Source code of charts:
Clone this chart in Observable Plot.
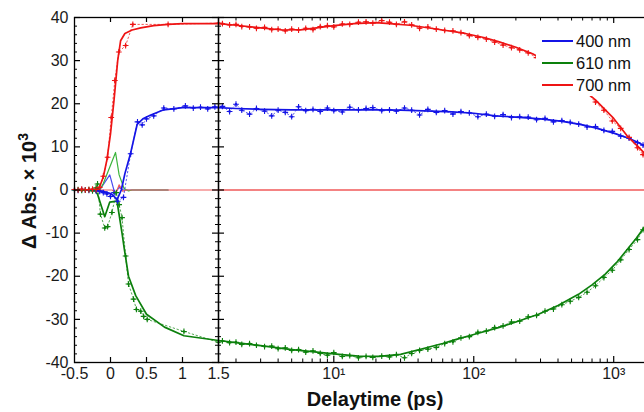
<!DOCTYPE html>
<html><head><meta charset="utf-8">
<script src="https://cdn.jsdelivr.net/npm/d3@7"></script>
<script src="https://cdn.jsdelivr.net/npm/@observablehq/plot@0.6"></script>
<style>
body{margin:0;background:#fff;}
#fig{position:relative;width:644px;height:412px;overflow:hidden;font-family:"Liberation Sans",Arial,sans-serif;background:#fff;}
#fig svg{position:absolute;top:0;}
.xtitle{position:absolute;left:275px;width:200px;top:389px;text-align:center;font-weight:bold;font-size:20px;line-height:20px;color:#111;}
.ytitle{position:absolute;left:-71px;top:179px;width:200px;height:24px;line-height:24px;text-align:center;font-weight:bold;font-size:20px;color:#111;transform:rotate(-90deg);white-space:nowrap;}
.ytitle sup{font-size:0.7em;line-height:0;}
.legend{position:absolute;left:536px;top:29px;width:108px;height:67px;background:#fff;}
.legend .row{position:absolute;left:6px;height:22px;display:flex;align-items:center;font-size:16.5px;color:#111;}
.legend .sw{width:31px;height:2px;margin-right:3px;}
</style></head>
<body><div id="fig"></div>
<script>
// ---- data ----
const labels = ["400 nm", "610 nm", "700 nm"];
const colors = ["#1414e6", "#0c800c", "#ee1414"];
const artColors = ["#4a4af0", "#3cb43c", "#f05a5a"];

// left panel (linear, -0.5 .. 1.5 ps): fits
const fit400L = [[-0.5,0],[-0.2,0],[-0.1,-0.3],[0,-0.8],[0.05,-1.5],[0.09,-2.3],[0.15,0],[0.2,3.8],[0.28,8.6],[0.37,15.2],[0.45,16.5],[0.56,17.4],[0.74,18.6],[1.0,19.1],[1.5,19.1]];
const fit610L = [[-0.5,0],[-0.22,0],[-0.18,-1],[-0.08,-6.2],[-0.01,-2.8],[0.09,-2.6],[0.16,-10],[0.19,-13.5],[0.21,-15.6],[0.25,-20],[0.35,-24.5],[0.5,-28.8],[0.75,-31.8],[1.02,-33.8],[1.5,-34.9]];
const fit700L = [[-0.5,0],[-0.2,0],[-0.15,0.8],[-0.1,3],[-0.05,7],[0,13],[0.05,21],[0.1,30],[0.14,34.6],[0.2,36.3],[0.3,37.1],[0.42,37.6],[0.6,38.1],[0.8,38.4],[1.0,38.6],[1.5,38.6]];
// left panel: coherent artifact components
const art400L = [[-0.5,0],[-0.15,0],[-0.01,3.5],[0.06,-0.8],[0.12,0.6],[0.18,0],[0.8,0]];
const art610L = [[-0.5,0],[-0.15,0],[-0.1,1.5],[0.07,8.7],[0.12,3.5],[0.19,0.3],[0.25,-0.2],[0.3,0],[0.8,0]];
const art700L = [[-0.5,0],[0.02,0],[0.08,-0.6],[0.12,1.2],[0.17,-0.3],[0.22,0],[1.5,0]];
// left panel: measured points
const dots400L = [[-0.5,0],[-0.45,-0.1],[-0.4,0.1],[-0.35,0],[-0.3,-0.1],[-0.25,0],[-0.2,-0.2],[-0.15,-0.3],[-0.1,-0.6],[-0.05,-0.9],[0.0,-1.5],[0.05,-0.6],[0.1,-2.6],[0.18,-1.7],[0.28,8.4],[0.375,15.8],[0.44,15.1],[0.5,16.5],[0.6,17.2],[0.74,19.0],[0.88,18.8],[1.04,19.5],[1.15,19.0],[1.25,19.2],[1.35,18.8],[1.45,19.3]];
const dots610L = [[-0.5,0],[-0.45,0.1],[-0.4,-0.1],[-0.35,0],[-0.3,0.1],[-0.25,-0.2],[-0.2,0.5],[-0.18,1.4],[-0.14,-5.6],[-0.08,-8.8],[-0.04,-8.5],[0.02,-5.2],[0.08,-0.6],[0.12,-3.4],[0.16,-6.4],[0.21,-15.3],[0.25,-21.8],[0.32,-25.3],[0.36,-27.7],[0.42,-28.1],[0.46,-29.3],[0.51,-30.0],[1.02,-32.8],[1.5,-35.3]];
const dots700L = [[-0.5,0.1],[-0.45,0],[-0.4,0.2],[-0.35,0],[-0.3,0.1],[-0.25,0.2],[-0.2,0.1],[-0.15,0.6],[-0.1,3.2],[-0.04,7.6],[0.01,16.8],[0.06,25.4],[0.115,32.0],[0.21,33.5],[0.31,38.4],[0.8,38.4],[1.5,38.7]];

// right panel (log, 1.5 .. ~1660 ps): fits
const fit400R = [[1.5,19.1],[2,18.9],[3,18.7],[5,18.6],[10,18.6],[20,18.6],[30,18.5],[50,18.3],[70,18.1],[100,17.8],[143,17.2],[200,16.9],[300,16.5],[430,15.9],[600,15.1],[740,14.4],[1000,13.2],[1250,12.1],[1500,11.0],[1660,10.2]];
const fit610R = [[1.5,-34.9],[2,-35.4],[3,-36.1],[5,-37.0],[7,-37.5],[10,-38.0],[15,-38.5],[21,-38.6],[30,-38.1],[43,-36.8],[60,-35.6],[74,-34.7],[100,-33.5],[150,-31.9],[200,-30.6],[290,-28.8],[400,-26.8],[560,-24.2],[700,-22.0],[870,-19.5],[1050,-16.8],[1270,-13.5],[1450,-11.2],[1660,-8.6]];
const fit700R = [[1.5,38.6],[2,38.2],[3,37.6],[4.3,37.1],[6,37.2],[8,37.7],[10,38.1],[14,38.6],[20,38.8],[25,38.6],[35,38.2],[43,37.8],[60,37.1],[87,36.3],[120,35.3],[150,34.4],[200,33.1],[263,31.6],[350,29.4],[500,25.5],[740,20.9],[1000,16.6],[1250,12.5],[1500,10.0],[1660,8.5]];
const art700R = [[1.5,0],[1660,0]];
// right panel: measured points
const delaysR = [1.6,1.8,2.0,2.2,2.5,2.8,3.2,3.6,4.0,4.5,5.0,5.6,6.3,7.1,8.0,9.0,10,11.5,13,15,17,19,22,25,28,32,36,41,47,54,62,71,81,93,107,123,141,162,186,213,245,281,323,371,426,489,562,645,741,851,977,1122,1288,1479,1620];
const dots400R = [19.4,18.2,19.9,18.5,17.6,18.9,18.3,17.2,18.5,18.0,17.0,19.3,18.4,18.7,18.2,19.0,18.4,18.1,19.2,18.6,18.9,19.1,18.4,18.6,18.3,19.0,18.5,17.4,18.7,18.0,18.4,17.6,18.2,17.9,17.0,17.6,17.1,17.5,16.8,17.0,16.9,16.3,16.6,15.8,16.1,15.7,15.3,14.6,14.7,13.8,13.6,12.5,12.0,11.0,10.4];
const dots610R = [-35.0,-35.4,-35.3,-35.8,-35.6,-36.0,-36.3,-36.2,-36.8,-36.6,-37.2,-37.0,-37.6,-37.3,-37.9,-38.3,-37.7,-38.6,-38.4,-38.9,-38.6,-38.8,-38.5,-38.7,-38.2,-38.9,-37.9,-37.2,-36.9,-36.5,-35.6,-35.2,-34.3,-34.0,-33.0,-32.7,-31.9,-31.5,-30.6,-30.4,-29.4,-29.1,-28.1,-27.6,-26.6,-25.8,-24.9,-23.7,-22.2,-20.3,-18.6,-16.2,-13.8,-11.5,-9.2];
const dots700R = [38.6,38.3,38.4,37.9,37.8,37.5,37.7,37.2,37.3,36.9,37.3,37.1,37.5,37.2,37.9,38.1,37.8,38.5,38.4,38.9,39.0,38.7,39.3,38.9,38.4,39.0,38.3,37.5,37.8,37.3,37.0,36.9,36.5,35.8,35.4,35.0,34.3,33.6,33.0,32.5,31.8,30.7,29.8,28.6,27.2,25.9,24.3,22.5,20.4,18.5,16.0,14.3,12.2,9.8,8.2];

// axis ticks
const yMajor = [-40,-30,-20,-10,0,10,20,30,40];
const yMinor = d3.range(-38, 40, 2).filter(v => v % 10 !== 0);
const xLeftLabels = [-0.5, 0, 0.5, 1];
const xLeftTicks = [0, 0.5, 1];
const xRightLabels = [1.5, 10, 100, 1000];
const xRightMajor = [10, 100, 1000];
const xRightMinor = [2,3,4,5,6,7,8,9,20,30,40,50,60,70,80,90,200,300,400,500,600,700,800,900,2000];

// ---- build ----
const rows = (pairs) => pairs.map(([t, v]) => ({t, v}));
const rowsR = (ys) => ys.map((v, i) => ({t: delaysR[i], v}));
const H = 412, MT = 17, MB = 50, PH = H - MT - MB;
const font = {background: "transparent", overflow: "visible", fontFamily: "'Liberation Sans', Arial, sans-serif", fontSize: "16px", color: "#1a1a1a"};
const sup = {1: "\u00b9", 2: "\u00b2", 3: "\u00b3"};

function seriesMarks(fits, arts, dots) {
  const m = [];
  arts.forEach((a, i) => a && m.push(Plot.line(a, {x: "t", y: "v", stroke: artColors[i], strokeWidth: 1.2})));
  dots.forEach((d, i) => m.push(Plot.line(d, {x: "t", y: "v", stroke: colors[i], strokeWidth: 1, strokeDasharray: "1.5,2.5", strokeOpacity: 0.7})));
  fits.forEach((f, i) => m.push(Plot.line(f, {x: "t", y: "v", stroke: colors[i], strokeWidth: 1.7})));
  dots.forEach((d, i) => m.push(Plot.dot(d, {x: "t", y: "v", r: 1.2, fill: colors[i], stroke: "none"})));
  dots.forEach((d, i) => m.push(Plot.dot(d, {x: "t", y: "v", symbol: "plus", r: 2, stroke: colors[i], strokeWidth: 1.1, fill: "none"})));
  return m;
}

const LW = 230, LML = 74, LMR = 12, LPW = LW - LML - LMR;
const left = Plot.plot({
  width: LW, height: H, marginLeft: LML, marginRight: LMR, marginTop: MT, marginBottom: MB,
  style: font,
  x: {type: "linear", domain: [-0.5, 1.5], label: null},
  y: {domain: [-40, 40], label: null},
  marks: [
    ...seriesMarks([rows(fit400L), rows(fit610L), rows(fit700L)],
                   [rows(art400L), rows(art610L), rows(art700L)],
                   [rows(dots400L), rows(dots610L), rows(dots700L)]),
    Plot.frame({stroke: "#000", strokeWidth: 1.3}),
    Plot.ruleY(yMajor, {y: d => d, insetRight: LPW - 6, stroke: "#000", strokeWidth: 1.2}),
    Plot.ruleY(yMinor, {y: d => d, insetRight: LPW - 3, stroke: "#000"}),
    Plot.ruleY(yMajor, {y: d => d, insetLeft: LPW - 6, stroke: "#000", strokeWidth: 1.2}),
    Plot.ruleY(yMinor, {y: d => d, insetLeft: LPW - 3, stroke: "#000"}),
    Plot.ruleX(xLeftTicks, {x: d => d, insetTop: PH - 5, stroke: "#000", strokeWidth: 1.2}),
    Plot.ruleX(xLeftTicks, {x: d => d, insetBottom: PH - 5, stroke: "#000", strokeWidth: 1.2}),
    Plot.axisY({ticks: yMajor, tickSize: 0, tickPadding: 6, tickFormat: d => String(d), label: null}),
    Plot.axisX({ticks: xLeftLabels, tickSize: 0, tickPadding: 5, tickFormat: d => String(d), label: null})
  ]
});

// right panel: plot area starts at page x = 218; extends 20 px past the page edge
const RX = 208, RML = 10, EXTRA = 20, RW = 644 - RX + EXTRA, RPW = RW - RML;
const xMaxR = 1660 * Math.pow(10, EXTRA / 140);
const right = Plot.plot({
  width: RW, height: H, marginLeft: RML, marginRight: 0, marginTop: MT, marginBottom: MB,
  style: font,
  x: {type: "log", domain: [1.5, xMaxR], label: null},
  y: {domain: [-40, 40], label: null, axis: null},
  marks: [
    Plot.line(rows(art700R), {x: "t", y: "v", stroke: artColors[2], strokeWidth: 1.5}),
    ...seriesMarks([rows(fit400R), rows(fit610R), rows(fit700R)],
                   [null, null, null],
                   [rowsR(dots400R), rowsR(dots610R), rowsR(dots700R)]),
    Plot.frame({stroke: "#000", strokeWidth: 1.3}),
    Plot.ruleY(yMajor, {y: d => d, insetRight: RPW - 6, stroke: "#000", strokeWidth: 1.2}),
    Plot.ruleY(yMinor, {y: d => d, insetRight: RPW - 3, stroke: "#000"}),
    Plot.ruleX(xRightMajor, {x: d => d, insetTop: PH - 6, stroke: "#000", strokeWidth: 1.2}),
    Plot.ruleX(xRightMinor, {x: d => d, insetTop: PH - 3.5, stroke: "#000"}),
    Plot.ruleX(xRightMajor, {x: d => d, insetBottom: PH - 6, stroke: "#000", strokeWidth: 1.2}),
    Plot.ruleX(xRightMinor, {x: d => d, insetBottom: PH - 3.5, stroke: "#000"}),
    Plot.axisX({ticks: xRightLabels, tickSize: 0, tickPadding: 5, label: null,
      tickFormat: d => d === 1.5 ? "1.5" : "10" + sup[Math.round(Math.log10(d))]})
  ]
});

const fig = document.getElementById("fig");
left.style.left = "0px";
right.style.left = RX + "px";
fig.appendChild(left);
fig.appendChild(right);

const xt = document.createElement("div");
xt.className = "xtitle"; xt.textContent = "Delaytime (ps)";
fig.appendChild(xt);
const yt = document.createElement("div");
yt.className = "ytitle"; yt.innerHTML = "\u0394 Abs. \u00d7 10<sup>3</sup>";
fig.appendChild(yt);

const lg = document.createElement("div");
lg.className = "legend";
labels.forEach((name, i) => {
  const r = document.createElement("div");
  r.className = "row"; r.style.top = (i * 22 + 1) + "px";
  const sw = document.createElement("span");
  sw.className = "sw"; sw.style.background = colors[i];
  const tx = document.createElement("span"); tx.textContent = name;
  r.appendChild(sw); r.appendChild(tx);
  lg.appendChild(r);
});
fig.appendChild(lg);
</script>
</body></html>
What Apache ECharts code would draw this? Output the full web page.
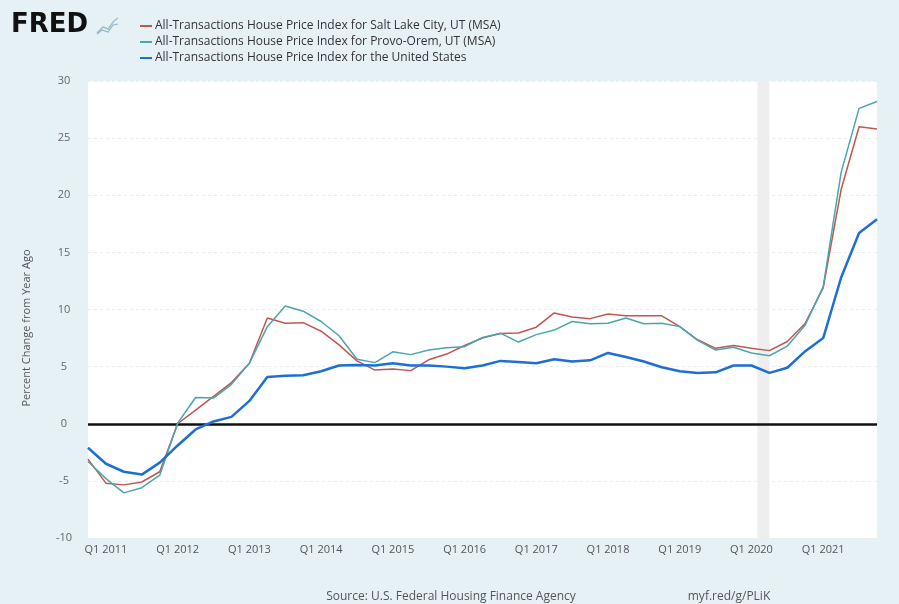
<!DOCTYPE html>
<html>
<head>
<meta charset="utf-8">
<script src="https://cdn.jsdelivr.net/npm/echarts@6/dist/echarts.min.js"></script>
<style>
  html, body { margin: 0; padding: 0; background: #e6f1f6; }
  #chart { width: 899px; height: 604px; }
</style>
</head>
<body>
<div id="chart"></div>
<script>
// quarters, Q4 2010 .. Q4 2021
const quarters = [
  'Q4 2010',
  'Q1 2011', 'Q2 2011', 'Q3 2011', 'Q4 2011',
  'Q1 2012', 'Q2 2012', 'Q3 2012', 'Q4 2012',
  'Q1 2013', 'Q2 2013', 'Q3 2013', 'Q4 2013',
  'Q1 2014', 'Q2 2014', 'Q3 2014', 'Q4 2014',
  'Q1 2015', 'Q2 2015', 'Q3 2015', 'Q4 2015',
  'Q1 2016', 'Q2 2016', 'Q3 2016', 'Q4 2016',
  'Q1 2017', 'Q2 2017', 'Q3 2017', 'Q4 2017',
  'Q1 2018', 'Q2 2018', 'Q3 2018', 'Q4 2018',
  'Q1 2019', 'Q2 2019', 'Q3 2019', 'Q4 2019',
  'Q1 2020', 'Q2 2020', 'Q3 2020', 'Q4 2020',
  'Q1 2021', 'Q2 2021', 'Q3 2021', 'Q4 2021'
]

const saltLake = [
  -3.1, -5.2, -5.35, -5.1, -4.2, 0.0, 1.2, 2.4, 3.6, 5.3,
  9.25, 8.8, 8.85, 8.1, 6.9, 5.5, 4.7, 4.8, 4.65, 5.6,
  6.1, 6.85, 7.5, 7.9, 7.95, 8.45, 9.7, 9.35, 9.2, 9.6,
  9.45, 9.45, 9.45, 8.5, 7.35, 6.6, 6.85, 6.6, 6.4, 7.2,
  8.8, 11.9, 20.5, 26.0, 25.8
]

const provo = [
  -3.3, -4.8, -6.05, -5.6, -4.5, 0.05, 2.3, 2.25, 3.45, 5.3,
  8.5, 10.3, 9.85, 8.95, 7.7, 5.65, 5.35, 6.3, 6.05, 6.45,
  6.65, 6.75, 7.55, 7.93, 7.15, 7.8, 8.2, 8.95, 8.75, 8.8,
  9.25, 8.75, 8.8, 8.5, 7.3, 6.45, 6.7, 6.2, 5.95, 6.8,
  8.65, 12.0, 22.0, 27.6, 28.2
]

const us = [
  -2.1, -3.5, -4.2, -4.45, -3.4, -1.9, -0.5, 0.2, 0.6, 2.0,
  4.1, 4.2, 4.25, 4.6, 5.1, 5.15, 5.1, 5.3, 5.1, 5.1,
  5.0, 4.85, 5.1, 5.5, 5.4, 5.3, 5.65, 5.45, 5.55, 6.2,
  5.85, 5.45, 4.95, 4.6, 4.45, 4.5, 5.1, 5.1, 4.45, 4.9,
  6.35, 7.5, 12.8, 16.7, 17.9
]

const seriesNames = [
  'All-Transactions House Price Index for Salt Lake City, UT (MSA)',
  'All-Transactions House Price Index for Provo-Orem, UT (MSA)',
  'All-Transactions House Price Index for the United States'
]

// recession (year, month) start / end
const recession = [[2020, 2], [2020, 4]]

const yTicks = [-10, -5, 0, 5, 10, 15, 20, 25, 30]

// position of a month on the quarter index (Q4 2010 = 0)
function monthPos(y, m) {
  return (y - 2010) * 4 + (m - 1) / 3 - 3
}

const font = '"Open Sans", "DejaVu Sans", sans-serif'
const chart = echarts.init(document.getElementById('chart'), null, {renderer: 'canvas'})

const lineSeries = (name, data, color, width) => ({
  name: name,
  type: 'line',
  data: data,
  showSymbol: false,
  symbol: 'none',
  lineStyle: {color: color, width: width},
  itemStyle: {color: color},
  z: 3
})

const option = {
  backgroundColor: '#e6f1f6',
  animation: false,
  textStyle: {fontFamily: font},
  grid: {
    left: 88,
    right: 22,
    top: 81,
    bottom: 66,
    show: true,
    backgroundColor: '#ffffff',
    borderWidth: 0
  },
  legend: {
    orient: 'vertical',
    left: 135,
    top: 14,
    itemGap: 2,
    itemWidth: 12,
    itemHeight: 2,
    icon: 'rect',
    data: seriesNames,
    textStyle: {fontFamily: font, fontSize: 12, color: '#333', lineHeight: 14, padding: [0, 0, 0, -2]}
  },
  xAxis: [
    {
      type: 'category',
      data: quarters,
      boundaryGap: false,
      axisLine: {show: false},
      axisTick: {show: false},
      splitLine: {show: false},
      axisLabel: {
        interval: function (i, v) { return v.indexOf('Q1') === 0 },
        color: '#555',
        fontSize: 11,
        fontFamily: font,
        margin: 6
      }
    },
    {
      type: 'value',
      min: 0,
      max: quarters.length - 1,
      show: false
    }
  ],
  yAxis: {
    type: 'value',
    min: yTicks[0],
    max: yTicks[yTicks.length - 1],
    interval: 5,
    axisLine: {show: false},
    axisTick: {show: false},
    axisLabel: {color: '#666', fontSize: 11, fontFamily: font, align: 'center', margin: 24},
    splitLine: {lineStyle: {color: '#ebebeb', type: [3, 3], width: 1}}
  },
  graphic: [
    {
      type: 'text',
      left: 11,
      top: 12,
      style: {text: 'FRED', font: 'bold 26px "DejaVu Sans", sans-serif', fill: '#111'}
    },
    {
      type: 'polyline',
      shape: {points: [[97, 33], [103, 27], [108, 29], [114, 21], [118, 18]]},
      style: {stroke: '#9cc7b8', lineWidth: 1.5, fill: null}
    },
    {
      type: 'polyline',
      shape: {points: [[97, 34], [102, 30], [108, 32], [113, 25], [118, 24]]},
      style: {stroke: '#8fb5d6', lineWidth: 1.2, fill: null}
    },
    {
      type: 'text',
      x: 27,
      y: 328,
      rotation: Math.PI / 2,
      style: {
        text: 'Percent Change from Year Ago',
        font: '11px ' + font,
        fill: '#555',
        align: 'center',
        verticalAlign: 'middle'
      }
    },
    {
      type: 'text',
      x: 451,
      y: 597,
      style: {
        text: 'Source: U.S. Federal Housing Finance Agency',
        font: '12px ' + font,
        fill: '#555',
        align: 'center',
        verticalAlign: 'middle'
      }
    },
    {
      type: 'text',
      x: 729,
      y: 597,
      style: {
        text: 'myf.red/g/PLiK',
        font: '12px ' + font,
        fill: '#555',
        align: 'center',
        verticalAlign: 'middle'
      }
    }
  ],
  series: [
    {
      name: 'recession',
      type: 'line',
      xAxisIndex: 1,
      data: [],
      silent: true,
      z: 1,
      markArea: {
        silent: true,
        itemStyle: {color: '#eeeeee'},
        data: [[
          {xAxis: monthPos(recession[0][0], recession[0][1])},
          {xAxis: monthPos(recession[1][0], recession[1][1])}
        ]]
      }
    },
    Object.assign(lineSeries(seriesNames[0], saltLake, '#c0574f', 1.5), {
      markLine: {
        silent: true,
        symbol: 'none',
        label: {show: false},
        lineStyle: {color: '#111', width: 2.5, type: 'solid'},
        data: [{yAxis: 0}],
        z: 2
      }
    }),
    lineSeries(seriesNames[1], provo, '#4aa6ad', 1.5),
    lineSeries(seriesNames[2], us, '#1d6fd6', 2.5)
  ]
}

chart.setOption(option)
</script>
</body>
</html>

Your task
Copy out every line where the word "page" occurs.

Answer for the task
// right panel: plot area starts at page x = 218; extends 20 px past the page edge
What Apache ECharts code would draw this? Output the full web page.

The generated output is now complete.